== RECORDS SUPPLIED
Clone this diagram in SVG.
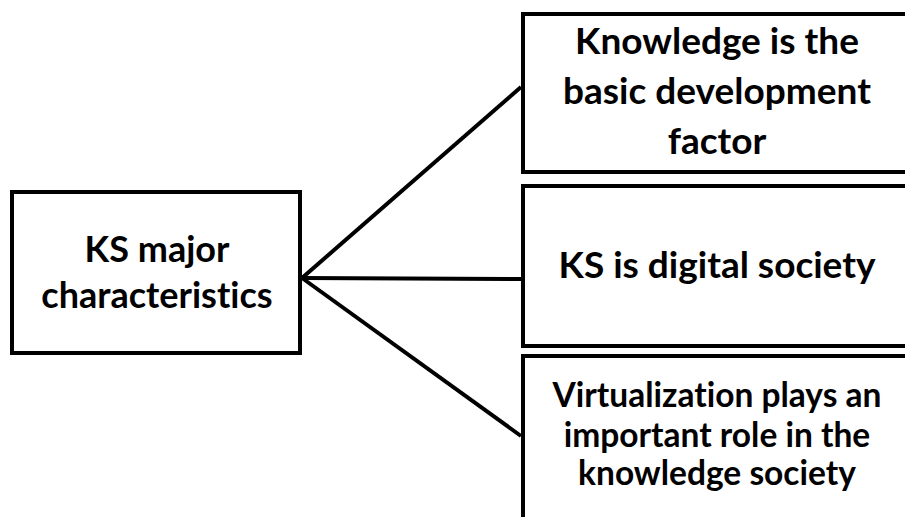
<svg xmlns="http://www.w3.org/2000/svg" width="905" height="517" viewBox="0 0 905 517">
<style>
.box{fill:#fff;stroke:#000;stroke-width:4}
.t{font-family:Lato,"Open Sans","Liberation Sans",sans-serif;font-weight:bold;fill:#000;text-anchor:middle;font-variant-ligatures:none}
.big{font-size:37px}
.mid{font-size:36px}
.sm{font-size:33.5px}
.conn{stroke:#000;stroke-width:4;fill:none}
</style>
<rect width="905" height="517" fill="#fff"/>
<g id="connectors">
<line class="conn" x1="302" y1="278" x2="521" y2="87"/>
<line class="conn" x1="302" y1="278" x2="521" y2="279"/>
<line class="conn" x1="302" y1="278" x2="521" y2="436"/>
</g>
<g id="root">
<rect class="box" x="12" y="192" width="288" height="161"/>
<text class="t mid" x="157" y="262">KS major</text>
<text class="t mid" x="157" y="308">characteristics</text>
</g>
<g id="n1">
<rect class="box" x="523" y="14" width="400" height="158"/>
<text class="t big" x="717" y="54">Knowledge is the</text>
<text class="t big" x="717" y="104">basic development</text>
<text class="t big" x="717" y="154">factor</text>
</g>
<g id="n2">
<rect class="box" x="523" y="186" width="400" height="160"/>
<text class="t big" x="717" y="278">KS is digital society</text>
</g>
<g id="n3">
<rect class="box" x="523" y="356" width="400" height="200"/>
<text class="t sm" x="717" y="407">Virtualization plays an</text>
<text class="t sm" x="717" y="447">important role in the</text>
<text class="t sm" x="717" y="485">knowledge society</text>
</g>
</svg>
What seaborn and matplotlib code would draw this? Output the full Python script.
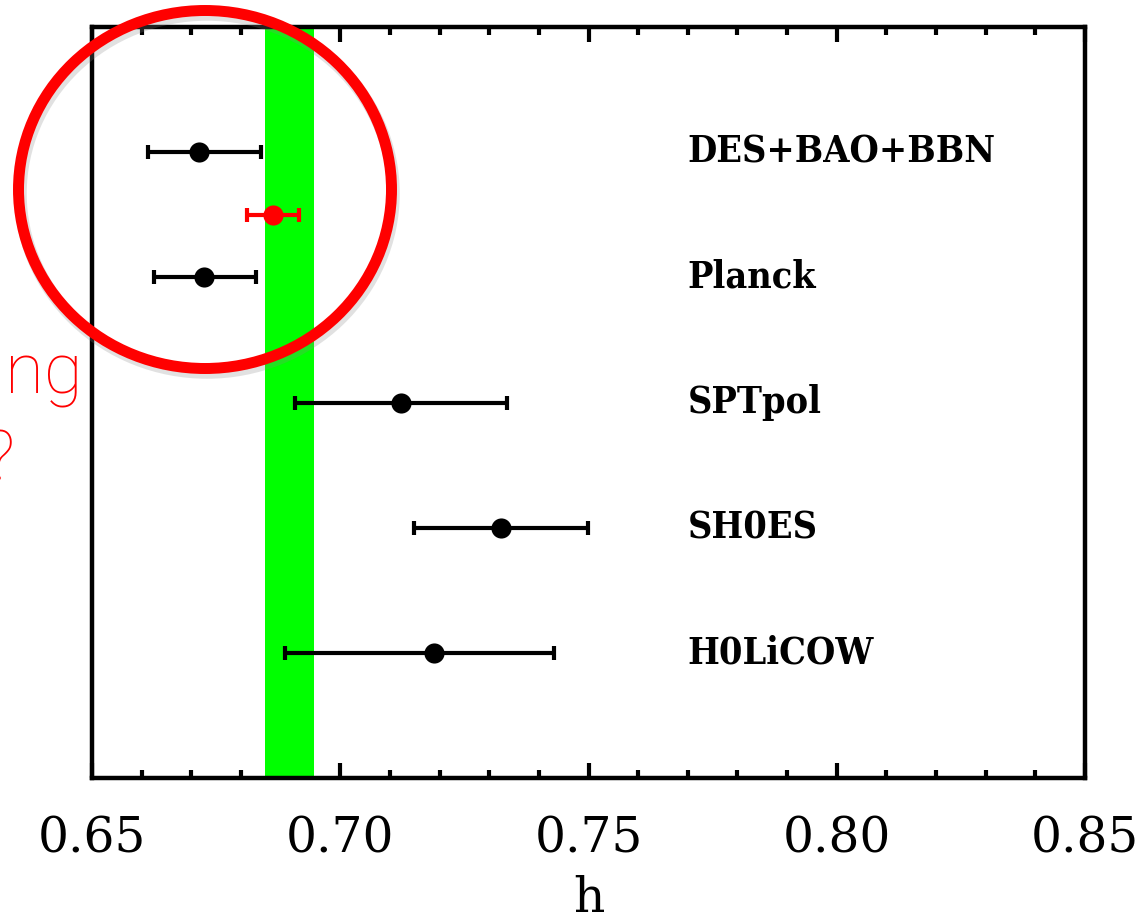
====
WHAT NEEDS TO BE DONE:
With the pictures left out, transcribe the material exactly.

EXERCISE OUTPUT:
Clone this diagram in SVG.
<svg xmlns="http://www.w3.org/2000/svg" width="905" height="517" viewBox="0 0 905 517">
<style>
.box{fill:#fff;stroke:#000;stroke-width:4}
.t{font-family:Lato,"Open Sans","Liberation Sans",sans-serif;font-weight:bold;fill:#000;text-anchor:middle;font-variant-ligatures:none}
.big{font-size:37px}
.mid{font-size:36px}
.sm{font-size:33.5px}
.conn{stroke:#000;stroke-width:4;fill:none}
</style>
<rect width="905" height="517" fill="#fff"/>
<g id="connectors">
<line class="conn" x1="302" y1="278" x2="521" y2="87"/>
<line class="conn" x1="302" y1="278" x2="521" y2="279"/>
<line class="conn" x1="302" y1="278" x2="521" y2="436"/>
</g>
<g id="root">
<rect class="box" x="12" y="192" width="288" height="161"/>
<text class="t mid" x="157" y="262">KS major</text>
<text class="t mid" x="157" y="308">characteristics</text>
</g>
<g id="n1">
<rect class="box" x="523" y="14" width="400" height="158"/>
<text class="t big" x="717" y="54">Knowledge is the</text>
<text class="t big" x="717" y="104">basic development</text>
<text class="t big" x="717" y="154">factor</text>
</g>
<g id="n2">
<rect class="box" x="523" y="186" width="400" height="160"/>
<text class="t big" x="717" y="278">KS is digital society</text>
</g>
<g id="n3">
<rect class="box" x="523" y="356" width="400" height="200"/>
<text class="t sm" x="717" y="407">Virtualization plays an</text>
<text class="t sm" x="717" y="447">important role in the</text>
<text class="t sm" x="717" y="485">knowledge society</text>
</g>
</svg>
What seaborn and matplotlib code would draw this? Output the full Python script.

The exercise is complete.